Flooding in Broad Channel. PHOTO VIA NYC.GOV

Flooding in Broad Channel. PHOTO VIA NYC.GOV

By David Brand

A seven-year-old city office tasked with combating climate change is in danger of extinction as federal dollars erode, say two lawmakers fighting for funding.

Councilmember Costa Constantinides and Justin Brannan have called on Mayor Bill de Blasio to make the Mayor’s Office of Resiliency permanent by committing city funds in the upcoming city budget. 

MOR, created in 2014, applies climate science to guide city policy, programs and capital projects. The office is funded solely from money allocated through the federal government’s Community Development Block Grant Disaster Recovery program, a financial arrangement confirmed by Commissioner Jainey Bavishi during a Council hearing last month. The grant was provided in the wake of Superstorm Sandy but will run out next year. 

“If those moneys were to run out then we’d have to find funding for MOR elsewhere through the city budget?” Constantinides asked.

“That’s right,” Bavishi responded.

Elimination of the office “would be a huge loss for the city,” said Constantinides, chair of the environmental committee.

The next day, he and Brannan sent a letter to Mayor Bill de Blasio urging the city to institutionalize MOR funding beyond September 2022, when the federal money will be exhausted, according to information shared by the city comptroller’s office. 

“Once this funding is spent, there is no current city commitment to fund the office any further,” they wrote. “We are concerned about the office’s ability to retain qualified staff if there is a worry that their jobs will not exist in the long term.”

A spokesperson for de Blasio told the Eagle that the mayor is “fully committed to resiliency, and when federal funding is no longer available we will work to identify other resources.”

Constantinides said codifying that commitment is key to preventing the “brain drain” of talented staffers without job security deciding to leave.

He and Brannan have also recommended the creation of a dedicated Department of Sustainability and Climate Change. The new agency would “ensure that there is a dedicated staff of civil servants who can be guaranteed to remain in their roles across administrations,” they wrote.

The federal block grant covers payroll spending and resiliency planning across various offices and agencies, according to the information from the comptroller’s office. For example, salaries for MOR staff — roughly $2.7 million this year and next — are funded entirely by the federal grant. So is nearly $1 million for resilience planning staff in the Department of City Planning and about $350,000 for resiliency planning staff at the Department of Small Business Services.

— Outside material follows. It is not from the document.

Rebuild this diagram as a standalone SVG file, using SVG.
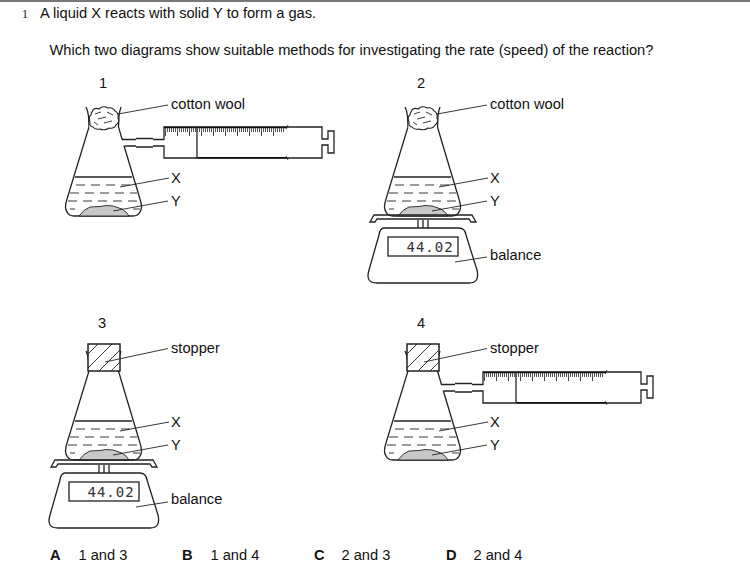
<svg xmlns="http://www.w3.org/2000/svg" width="750" height="578" viewBox="0 0 750 578">
<style>
text{font-family:"Liberation Sans",Arial,sans-serif;font-size:14.65px;fill:#111}
.b{font-weight:bold}
.s{fill:none;stroke:#222;stroke-width:1.3}
.t{fill:none;stroke:#222;stroke-width:.9}
.w{fill:#fff;stroke:#222;stroke-width:1.3}
text.d{font-family:"DejaVu Sans Mono","Liberation Mono",monospace;font-size:14px;letter-spacing:1px;fill:#333}
</style>
<defs>
<clipPath id="hc"><rect x="88" y="100" width="32" height="27"/></clipPath>
<g id="flask">
<path class="s" d="M86 107Q88 111 88.500 116L89 127L67 199Q64 208 67 212Q69 216 74 216H133Q138 216 140 212Q143 208 140 199L122 139L118.500 127L119 116Q119.500 111 121 107"/>
<path class="s" d="M75 177H132"/>
<path class="t" stroke-dasharray="9 6" d="M76 185H134M70 193H137M68 201H140M70 209H75M133 209H140"/>
<path d="M79 216Q84 209 90 207L100 206.500L106 205.500L113 206L122 209Q127 212 129 216Z" fill="#c8c8c8" stroke="#222" stroke-width=".9"/>
<path class="t" d="M120 187L169 178M113 211L168 201"/>
</g>
<g id="wool">
<rect x="89.500" y="108" width="28" height="20" fill="#fff"/>
<path fill="none" stroke="#222" stroke-width="1.100" d="M92 112Q94 107 99 109Q103 105 108 108Q113 107 115 111Q119 113 118 118Q120 122 116 125Q114 129 109 128Q105 131 100 129Q95 130 93 127Q89 126 90 122Q88 117 91 115Q91 113 92 112Z"/>
<path class="t" d="M95 114L101 112M98 119L106 117M104 123L112 121M107 112L113 115M94 122L98 125"/>
<path class="t" d="M118 114L168 105"/>
</g>
<g id="stopper">
<rect x="88" y="100" width="32" height="27" fill="#fff" stroke="#222" stroke-width="1.500"/>
<path class="t" clip-path="url(#hc)" d="M80 118L102 96M84 128L114 98M96 130L124 102M108 130L124 114"/>
<path class="t" d="M105 118L168 104.500"/>
</g>
<g id="syringe">
<rect x="117" y="140" width="9" height="5.500" fill="#fff"/>
<path class="s" d="M122 139.500H136M125 146H136M153 139.500H164V127H322V139H328V131H334V153H328V145H322V158H164V146H153"/>
<path class="s" stroke-width="2" d="M136 138.500H153M136 147H153"/>
<path d="M164 127.500H287M197 157.800H287" fill="none" stroke="#111" stroke-width="1.500"/>
<path d="M197 127V158" class="s"/>
<path d="M165 130H284" fill="none" stroke="#555" stroke-width="4" stroke-dasharray="1 1"/>
<path d="M165 134H284" fill="none" stroke="#444" stroke-width="4" stroke-dasharray="1 11"/>
<path d="M286 129L288 125M286 156L288 160" class="t"/>
</g>
<g id="balance">
<path class="s" d="M51 222L55 215H153L157 222H152L150 219H58L56 222Z"/>
<path class="s" d="M99 220V229M104 220V229M109 220V229"/>
<path class="w" d="M65 228H140Q146 228 147 235L158 270Q161 283 150 283H58Q46 283 50 270L60 235Q61 228 65 228Z"/>
<rect x="69" y="237" width="70" height="19" class="w"/>
<text class="d" x="87.500" y="251.500">44.02</text>
<path class="t" d="M136 262L168 257"/>
</g>
</defs>
<rect width="750" height="578" fill="#fff"/>
<rect width="750" height="2" fill="#777"/>
<text x="22" y="18" style="font-family:'Liberation Serif',serif;font-size:12px">1</text>
<text x="40" y="18">A liquid X reacts with solid Y to form a gas.</text>
<text x="49.500" y="55">Which two diagrams show suitable methods for investigating the rate (speed) of the reaction?</text>

<g id="diagram-1">
<text x="99" y="88">1</text>
<use href="#flask"/><use href="#syringe"/><use href="#wool"/>
<text x="171" y="109">cotton wool</text><text x="171" y="183">X</text><text x="171" y="206">Y</text>
</g>
<g id="diagram-2" transform="translate(319 0)">
<text x="98" y="88">2</text>
<use href="#flask"/><use href="#wool"/><use href="#balance"/>
<text x="171" y="109">cotton wool</text><text x="171" y="183">X</text><text x="171" y="206">Y</text><text x="171" y="260">balance</text>
</g>
<g id="diagram-3" transform="translate(0 244)">
<text x="98" y="84">3</text>
<use href="#flask"/><use href="#stopper"/><use href="#balance" y="1"/>
<text x="171" y="109">stopper</text><text x="171" y="183">X</text><text x="171" y="206">Y</text><text x="171" y="260">balance</text>
</g>
<g id="diagram-4" transform="translate(319 244)">
<text x="98" y="84">4</text>
<use href="#flask"/><use href="#syringe" y="1"/><use href="#stopper"/>
<text x="171" y="109">stopper</text><text x="171" y="183">X</text><text x="171" y="206">Y</text>
</g>
<g id="answers">
<text class="b" x="50" y="560">A</text><text x="78.500" y="560">1 and 3</text>
<text class="b" x="182" y="560">B</text><text x="210.500" y="560">1 and 4</text>
<text class="b" x="314" y="560">C</text><text x="341.500" y="560">2 and 3</text>
<text class="b" x="446" y="560">D</text><text x="473.500" y="560">2 and 4</text>
</g>
</svg>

Comptroller Scott Stringer, a candidate for mayor, pointed to the expiration of federal funding through the block grant and said the city should make those investments permanent. 

“We need to consistently invest in the long-term planning that will allow all of our neighborhoods to cope with the more frequent and ferocious storms that the climate crisis will throw at us,” Stringer said.  

“Lives are at stake, homes and businesses are on the line, and futures hang in the balance.”